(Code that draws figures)
>>
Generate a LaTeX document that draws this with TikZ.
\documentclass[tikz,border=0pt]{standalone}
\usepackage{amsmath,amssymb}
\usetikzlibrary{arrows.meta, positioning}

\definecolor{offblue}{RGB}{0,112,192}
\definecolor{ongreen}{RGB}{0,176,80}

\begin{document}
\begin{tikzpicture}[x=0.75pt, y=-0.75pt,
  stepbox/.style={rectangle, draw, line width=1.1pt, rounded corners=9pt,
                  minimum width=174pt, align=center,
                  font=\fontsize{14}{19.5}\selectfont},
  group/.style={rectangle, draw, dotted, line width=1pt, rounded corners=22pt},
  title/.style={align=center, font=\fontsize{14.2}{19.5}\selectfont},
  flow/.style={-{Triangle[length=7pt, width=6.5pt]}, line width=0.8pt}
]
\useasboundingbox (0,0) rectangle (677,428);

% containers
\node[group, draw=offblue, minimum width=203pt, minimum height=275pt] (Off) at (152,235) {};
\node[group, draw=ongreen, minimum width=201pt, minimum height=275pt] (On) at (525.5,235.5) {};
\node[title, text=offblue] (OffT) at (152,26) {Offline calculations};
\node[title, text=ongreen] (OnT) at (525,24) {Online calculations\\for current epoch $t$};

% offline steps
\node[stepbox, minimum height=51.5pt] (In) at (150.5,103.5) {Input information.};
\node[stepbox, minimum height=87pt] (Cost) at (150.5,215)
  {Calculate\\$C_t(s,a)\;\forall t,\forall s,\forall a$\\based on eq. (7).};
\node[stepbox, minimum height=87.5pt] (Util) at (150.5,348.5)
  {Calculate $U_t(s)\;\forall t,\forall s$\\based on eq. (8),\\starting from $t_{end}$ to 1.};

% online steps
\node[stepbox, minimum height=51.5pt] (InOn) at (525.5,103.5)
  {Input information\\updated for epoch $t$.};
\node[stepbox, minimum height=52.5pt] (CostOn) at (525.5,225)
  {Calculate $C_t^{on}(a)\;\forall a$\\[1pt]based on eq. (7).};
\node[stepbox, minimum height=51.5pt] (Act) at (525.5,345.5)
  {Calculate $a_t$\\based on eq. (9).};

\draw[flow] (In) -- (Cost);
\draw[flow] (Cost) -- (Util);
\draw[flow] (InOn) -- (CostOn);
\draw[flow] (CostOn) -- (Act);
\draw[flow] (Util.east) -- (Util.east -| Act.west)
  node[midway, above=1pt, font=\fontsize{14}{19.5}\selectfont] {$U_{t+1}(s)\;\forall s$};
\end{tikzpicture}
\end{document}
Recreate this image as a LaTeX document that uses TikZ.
<<
Write the data from above out again, exactly.

- **Output of the exercise**
Generate a LaTeX document that draws this with TikZ.
\documentclass[tikz,border=0pt]{standalone}
\usepackage{amsmath,amssymb}
\usetikzlibrary{arrows.meta, positioning}

\definecolor{offblue}{RGB}{0,112,192}
\definecolor{ongreen}{RGB}{0,176,80}

\begin{document}
\begin{tikzpicture}[x=0.75pt, y=-0.75pt,
  stepbox/.style={rectangle, draw, line width=1.1pt, rounded corners=9pt,
                  minimum width=174pt, align=center,
                  font=\fontsize{14}{19.5}\selectfont},
  group/.style={rectangle, draw, dotted, line width=1pt, rounded corners=22pt},
  title/.style={align=center, font=\fontsize{14.2}{19.5}\selectfont},
  flow/.style={-{Triangle[length=7pt, width=6.5pt]}, line width=0.8pt}
]
\useasboundingbox (0,0) rectangle (677,428);

% containers
\node[group, draw=offblue, minimum width=203pt, minimum height=275pt] (Off) at (152,235) {};
\node[group, draw=ongreen, minimum width=201pt, minimum height=275pt] (On) at (525.5,235.5) {};
\node[title, text=offblue] (OffT) at (152,26) {Offline calculations};
\node[title, text=ongreen] (OnT) at (525,24) {Online calculations\\for current epoch $t$};

% offline steps
\node[stepbox, minimum height=51.5pt] (In) at (150.5,103.5) {Input information.};
\node[stepbox, minimum height=87pt] (Cost) at (150.5,215)
  {Calculate\\$C_t(s,a)\;\forall t,\forall s,\forall a$\\based on eq. (7).};
\node[stepbox, minimum height=87.5pt] (Util) at (150.5,348.5)
  {Calculate $U_t(s)\;\forall t,\forall s$\\based on eq. (8),\\starting from $t_{end}$ to 1.};

% online steps
\node[stepbox, minimum height=51.5pt] (InOn) at (525.5,103.5)
  {Input information\\updated for epoch $t$.};
\node[stepbox, minimum height=52.5pt] (CostOn) at (525.5,225)
  {Calculate $C_t^{on}(a)\;\forall a$\\[1pt]based on eq. (7).};
\node[stepbox, minimum height=51.5pt] (Act) at (525.5,345.5)
  {Calculate $a_t$\\based on eq. (9).};

\draw[flow] (In) -- (Cost);
\draw[flow] (Cost) -- (Util);
\draw[flow] (InOn) -- (CostOn);
\draw[flow] (CostOn) -- (Act);
\draw[flow] (Util.east) -- (Util.east -| Act.west)
  node[midway, above=1pt, font=\fontsize{14}{19.5}\selectfont] {$U_{t+1}(s)\;\forall s$};
\end{tikzpicture}
\end{document}
Recreate this image as a LaTeX document that uses TikZ.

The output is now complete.